▸ What you should do:
Retype the lines beneath this one, from the first through the line containing "plt.rcParams['ytick.color'] = 'black'". Pictures are left out.

▸ Records contained in a dataset:

::::::::::

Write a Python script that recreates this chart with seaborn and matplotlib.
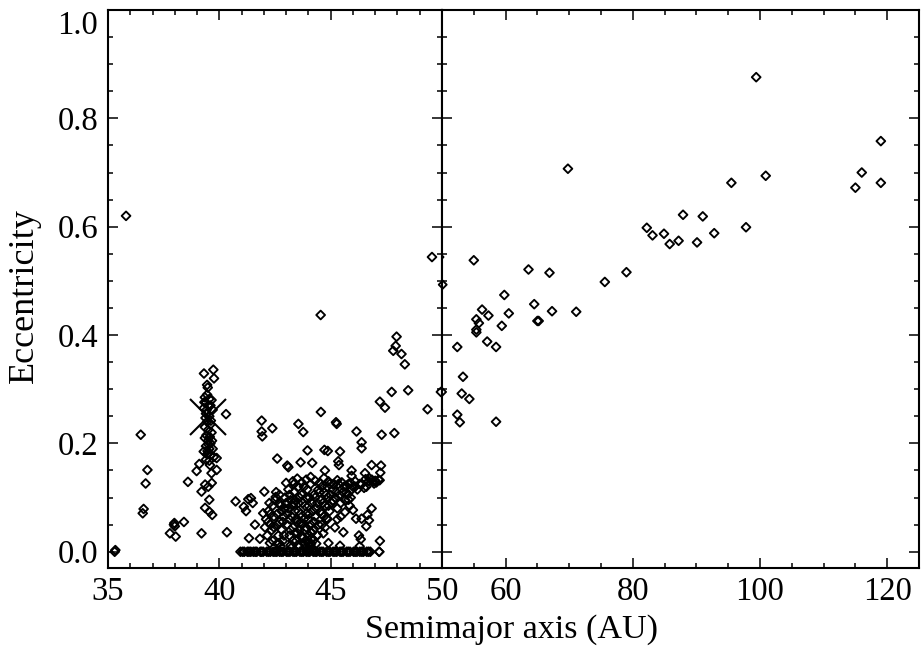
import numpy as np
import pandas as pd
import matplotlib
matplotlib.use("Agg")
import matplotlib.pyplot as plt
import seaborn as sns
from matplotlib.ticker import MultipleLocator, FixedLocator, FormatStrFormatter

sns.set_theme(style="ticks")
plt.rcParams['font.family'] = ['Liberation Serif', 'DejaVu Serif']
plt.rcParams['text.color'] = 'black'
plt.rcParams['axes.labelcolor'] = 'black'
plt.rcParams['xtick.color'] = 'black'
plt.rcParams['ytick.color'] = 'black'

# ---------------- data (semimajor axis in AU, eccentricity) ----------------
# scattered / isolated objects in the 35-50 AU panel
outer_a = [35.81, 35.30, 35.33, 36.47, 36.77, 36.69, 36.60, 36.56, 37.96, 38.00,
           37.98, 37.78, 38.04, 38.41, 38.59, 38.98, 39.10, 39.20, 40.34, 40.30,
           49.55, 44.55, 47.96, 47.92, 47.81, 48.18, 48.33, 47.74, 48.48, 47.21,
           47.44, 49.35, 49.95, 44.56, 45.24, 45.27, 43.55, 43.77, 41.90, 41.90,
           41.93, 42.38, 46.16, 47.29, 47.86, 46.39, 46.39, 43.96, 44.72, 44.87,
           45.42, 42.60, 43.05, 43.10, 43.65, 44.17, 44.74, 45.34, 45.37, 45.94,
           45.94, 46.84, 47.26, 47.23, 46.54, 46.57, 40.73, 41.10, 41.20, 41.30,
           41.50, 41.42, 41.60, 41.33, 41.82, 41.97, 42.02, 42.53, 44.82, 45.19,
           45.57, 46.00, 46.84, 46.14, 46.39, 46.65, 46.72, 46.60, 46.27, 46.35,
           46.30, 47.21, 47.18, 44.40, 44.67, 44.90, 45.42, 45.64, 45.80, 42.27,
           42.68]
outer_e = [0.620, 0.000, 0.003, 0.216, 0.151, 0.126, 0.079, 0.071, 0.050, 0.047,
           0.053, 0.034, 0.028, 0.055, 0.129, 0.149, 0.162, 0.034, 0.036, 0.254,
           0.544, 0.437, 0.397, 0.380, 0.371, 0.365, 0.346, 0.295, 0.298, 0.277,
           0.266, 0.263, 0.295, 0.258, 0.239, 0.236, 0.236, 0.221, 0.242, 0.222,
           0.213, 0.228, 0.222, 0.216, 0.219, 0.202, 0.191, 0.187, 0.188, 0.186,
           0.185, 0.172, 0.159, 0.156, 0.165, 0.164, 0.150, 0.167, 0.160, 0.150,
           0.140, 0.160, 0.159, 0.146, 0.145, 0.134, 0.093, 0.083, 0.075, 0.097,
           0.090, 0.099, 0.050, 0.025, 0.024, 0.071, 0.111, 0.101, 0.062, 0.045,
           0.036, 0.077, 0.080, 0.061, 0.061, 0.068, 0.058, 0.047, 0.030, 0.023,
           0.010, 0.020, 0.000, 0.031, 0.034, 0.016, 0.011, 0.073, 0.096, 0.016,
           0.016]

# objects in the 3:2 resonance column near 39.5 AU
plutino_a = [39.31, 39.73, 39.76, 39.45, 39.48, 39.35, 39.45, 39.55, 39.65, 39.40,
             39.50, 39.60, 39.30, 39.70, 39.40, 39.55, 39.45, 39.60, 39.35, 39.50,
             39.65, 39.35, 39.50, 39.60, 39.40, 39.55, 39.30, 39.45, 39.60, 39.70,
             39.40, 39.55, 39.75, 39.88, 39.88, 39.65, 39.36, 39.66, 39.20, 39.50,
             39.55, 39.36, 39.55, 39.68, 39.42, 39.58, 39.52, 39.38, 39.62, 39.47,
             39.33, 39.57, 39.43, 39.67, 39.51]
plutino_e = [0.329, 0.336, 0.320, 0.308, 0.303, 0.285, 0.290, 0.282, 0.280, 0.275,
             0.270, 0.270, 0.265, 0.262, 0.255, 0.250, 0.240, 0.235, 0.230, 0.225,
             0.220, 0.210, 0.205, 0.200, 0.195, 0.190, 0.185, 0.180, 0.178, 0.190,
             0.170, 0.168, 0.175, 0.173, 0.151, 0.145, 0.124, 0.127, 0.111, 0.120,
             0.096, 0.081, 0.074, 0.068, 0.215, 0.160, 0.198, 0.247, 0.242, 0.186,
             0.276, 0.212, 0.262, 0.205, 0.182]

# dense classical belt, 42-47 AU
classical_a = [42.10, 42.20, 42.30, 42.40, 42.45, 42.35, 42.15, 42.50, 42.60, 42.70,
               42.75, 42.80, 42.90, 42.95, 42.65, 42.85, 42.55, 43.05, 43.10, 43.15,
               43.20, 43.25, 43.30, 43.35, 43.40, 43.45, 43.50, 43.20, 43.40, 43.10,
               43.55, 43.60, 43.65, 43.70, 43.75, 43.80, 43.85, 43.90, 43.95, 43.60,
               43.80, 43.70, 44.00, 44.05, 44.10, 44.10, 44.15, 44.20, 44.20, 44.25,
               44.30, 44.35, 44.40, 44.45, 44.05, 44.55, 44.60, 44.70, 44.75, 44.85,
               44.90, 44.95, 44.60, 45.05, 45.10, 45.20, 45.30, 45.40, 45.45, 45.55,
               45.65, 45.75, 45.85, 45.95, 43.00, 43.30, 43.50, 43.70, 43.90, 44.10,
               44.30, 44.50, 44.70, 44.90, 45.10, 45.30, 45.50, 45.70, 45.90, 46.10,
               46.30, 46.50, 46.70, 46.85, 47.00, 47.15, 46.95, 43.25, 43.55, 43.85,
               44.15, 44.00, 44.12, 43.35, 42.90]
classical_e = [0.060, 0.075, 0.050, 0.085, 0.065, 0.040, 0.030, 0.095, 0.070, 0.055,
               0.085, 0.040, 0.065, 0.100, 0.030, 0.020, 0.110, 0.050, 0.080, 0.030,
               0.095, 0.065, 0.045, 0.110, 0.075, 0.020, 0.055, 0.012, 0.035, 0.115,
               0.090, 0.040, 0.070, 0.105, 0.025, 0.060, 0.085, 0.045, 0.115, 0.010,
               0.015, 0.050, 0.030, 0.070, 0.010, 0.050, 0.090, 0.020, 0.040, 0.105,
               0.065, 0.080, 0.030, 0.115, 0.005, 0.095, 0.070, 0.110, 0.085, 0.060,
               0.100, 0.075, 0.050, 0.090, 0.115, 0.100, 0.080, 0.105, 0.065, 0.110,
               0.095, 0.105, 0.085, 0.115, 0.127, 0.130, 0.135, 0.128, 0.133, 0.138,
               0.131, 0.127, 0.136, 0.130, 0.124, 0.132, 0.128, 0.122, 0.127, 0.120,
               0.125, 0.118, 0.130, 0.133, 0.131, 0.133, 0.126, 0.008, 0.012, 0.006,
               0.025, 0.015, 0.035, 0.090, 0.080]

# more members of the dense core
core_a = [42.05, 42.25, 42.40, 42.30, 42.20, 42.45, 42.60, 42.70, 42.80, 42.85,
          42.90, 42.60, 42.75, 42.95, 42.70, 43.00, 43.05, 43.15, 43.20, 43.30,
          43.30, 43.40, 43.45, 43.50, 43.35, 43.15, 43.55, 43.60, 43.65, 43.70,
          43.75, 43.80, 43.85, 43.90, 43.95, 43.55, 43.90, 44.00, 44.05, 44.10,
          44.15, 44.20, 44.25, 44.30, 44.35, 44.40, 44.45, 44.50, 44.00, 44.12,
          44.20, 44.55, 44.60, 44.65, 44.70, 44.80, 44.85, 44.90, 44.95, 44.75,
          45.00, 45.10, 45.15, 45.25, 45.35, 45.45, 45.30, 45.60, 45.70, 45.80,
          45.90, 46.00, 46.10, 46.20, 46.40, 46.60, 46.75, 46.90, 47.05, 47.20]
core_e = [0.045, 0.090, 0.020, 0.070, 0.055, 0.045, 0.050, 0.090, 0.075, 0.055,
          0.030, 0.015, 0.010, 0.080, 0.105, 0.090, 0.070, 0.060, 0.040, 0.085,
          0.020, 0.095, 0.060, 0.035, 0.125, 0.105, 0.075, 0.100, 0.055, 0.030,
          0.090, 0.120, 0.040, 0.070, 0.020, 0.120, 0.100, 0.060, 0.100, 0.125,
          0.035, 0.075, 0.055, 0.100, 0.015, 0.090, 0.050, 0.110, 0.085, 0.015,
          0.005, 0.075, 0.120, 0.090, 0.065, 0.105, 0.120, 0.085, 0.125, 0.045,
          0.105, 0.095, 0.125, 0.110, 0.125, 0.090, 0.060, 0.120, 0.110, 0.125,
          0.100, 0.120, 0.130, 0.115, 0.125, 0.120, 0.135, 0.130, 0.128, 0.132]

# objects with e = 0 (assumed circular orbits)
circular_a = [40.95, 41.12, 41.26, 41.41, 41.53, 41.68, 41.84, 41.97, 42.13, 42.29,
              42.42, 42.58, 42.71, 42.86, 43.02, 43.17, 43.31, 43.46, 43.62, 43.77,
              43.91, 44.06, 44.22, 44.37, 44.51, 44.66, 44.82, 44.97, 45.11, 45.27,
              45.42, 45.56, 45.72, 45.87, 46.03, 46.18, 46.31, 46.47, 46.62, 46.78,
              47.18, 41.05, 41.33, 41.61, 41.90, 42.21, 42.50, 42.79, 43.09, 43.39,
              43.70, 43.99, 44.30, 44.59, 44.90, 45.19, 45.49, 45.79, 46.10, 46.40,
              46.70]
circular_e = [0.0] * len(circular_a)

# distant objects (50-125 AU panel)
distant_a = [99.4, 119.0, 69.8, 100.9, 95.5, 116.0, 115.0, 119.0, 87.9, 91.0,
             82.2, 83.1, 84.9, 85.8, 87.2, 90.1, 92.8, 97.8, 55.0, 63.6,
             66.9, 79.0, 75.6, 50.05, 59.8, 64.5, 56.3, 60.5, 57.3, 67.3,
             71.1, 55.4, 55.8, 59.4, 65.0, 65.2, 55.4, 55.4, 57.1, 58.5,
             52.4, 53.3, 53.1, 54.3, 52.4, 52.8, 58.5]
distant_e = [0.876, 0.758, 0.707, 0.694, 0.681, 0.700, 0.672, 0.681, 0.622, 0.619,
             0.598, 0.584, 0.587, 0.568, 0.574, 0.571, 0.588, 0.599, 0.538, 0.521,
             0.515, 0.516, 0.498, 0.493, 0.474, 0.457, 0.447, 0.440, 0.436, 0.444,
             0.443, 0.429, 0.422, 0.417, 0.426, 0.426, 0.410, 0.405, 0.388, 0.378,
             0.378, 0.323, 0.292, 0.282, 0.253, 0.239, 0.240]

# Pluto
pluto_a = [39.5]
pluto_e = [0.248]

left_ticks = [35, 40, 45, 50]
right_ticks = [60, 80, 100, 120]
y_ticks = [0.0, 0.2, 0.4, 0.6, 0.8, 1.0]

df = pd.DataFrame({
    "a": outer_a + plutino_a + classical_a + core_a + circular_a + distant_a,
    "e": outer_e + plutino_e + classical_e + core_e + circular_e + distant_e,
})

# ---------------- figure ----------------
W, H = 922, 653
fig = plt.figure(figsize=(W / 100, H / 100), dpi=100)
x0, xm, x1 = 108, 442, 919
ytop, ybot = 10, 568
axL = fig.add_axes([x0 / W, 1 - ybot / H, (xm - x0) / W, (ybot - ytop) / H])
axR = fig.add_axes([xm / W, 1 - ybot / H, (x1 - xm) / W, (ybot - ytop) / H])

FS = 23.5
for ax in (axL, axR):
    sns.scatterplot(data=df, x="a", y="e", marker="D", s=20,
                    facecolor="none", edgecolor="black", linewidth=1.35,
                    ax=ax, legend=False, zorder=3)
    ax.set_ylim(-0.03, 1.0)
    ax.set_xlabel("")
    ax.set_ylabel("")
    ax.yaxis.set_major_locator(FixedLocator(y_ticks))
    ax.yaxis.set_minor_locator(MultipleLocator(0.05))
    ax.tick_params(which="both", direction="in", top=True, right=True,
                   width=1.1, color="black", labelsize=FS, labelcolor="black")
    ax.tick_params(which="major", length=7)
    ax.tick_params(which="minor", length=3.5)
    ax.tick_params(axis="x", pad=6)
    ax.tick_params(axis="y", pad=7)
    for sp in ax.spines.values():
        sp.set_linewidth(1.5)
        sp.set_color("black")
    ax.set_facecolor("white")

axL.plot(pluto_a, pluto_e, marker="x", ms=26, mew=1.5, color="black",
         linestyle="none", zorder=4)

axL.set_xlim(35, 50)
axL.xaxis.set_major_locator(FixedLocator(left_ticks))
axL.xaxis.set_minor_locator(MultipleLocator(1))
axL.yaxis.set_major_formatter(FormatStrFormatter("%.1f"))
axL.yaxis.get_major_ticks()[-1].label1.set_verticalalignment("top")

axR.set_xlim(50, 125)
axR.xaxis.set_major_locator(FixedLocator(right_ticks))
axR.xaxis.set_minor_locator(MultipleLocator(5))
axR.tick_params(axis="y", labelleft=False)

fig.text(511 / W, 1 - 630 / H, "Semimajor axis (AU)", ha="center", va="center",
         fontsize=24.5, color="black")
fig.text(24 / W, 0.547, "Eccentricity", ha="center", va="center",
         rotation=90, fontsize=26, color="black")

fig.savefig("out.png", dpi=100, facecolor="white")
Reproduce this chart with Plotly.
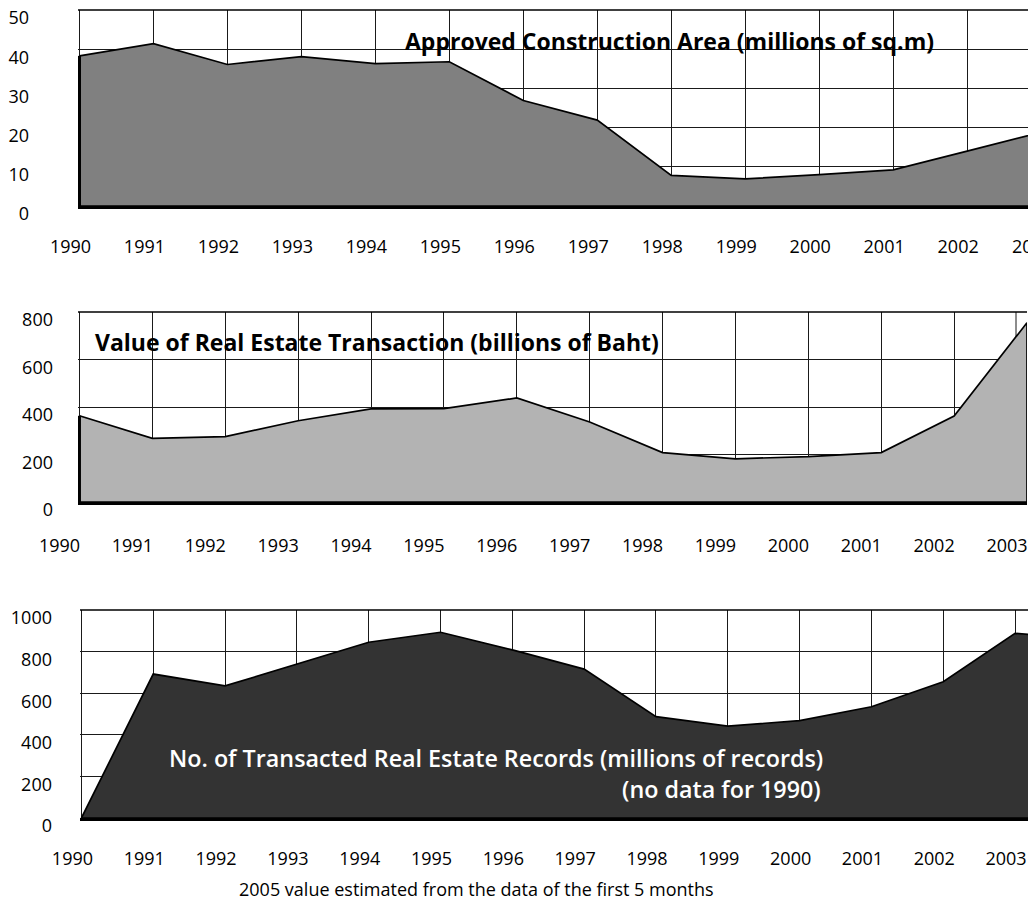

::::::::::

▸ Output for this task:
Write a Python script that recreates this chart with seaborn and matplotlib.
import numpy as np
import pandas as pd
import matplotlib
matplotlib.use("Agg")
import matplotlib.pyplot as plt
import seaborn as sns
from matplotlib.ticker import MultipleLocator, FixedLocator, FormatStrFormatter

sns.set_theme(style="ticks")
plt.rcParams['font.family'] = ['Liberation Serif', 'DejaVu Serif']
plt.rcParams['text.color'] = 'black'
plt.rcParams['axes.labelcolor'] = 'black'
plt.rcParams['xtick.color'] = 'black'
plt.rcParams['ytick.color'] = 'black'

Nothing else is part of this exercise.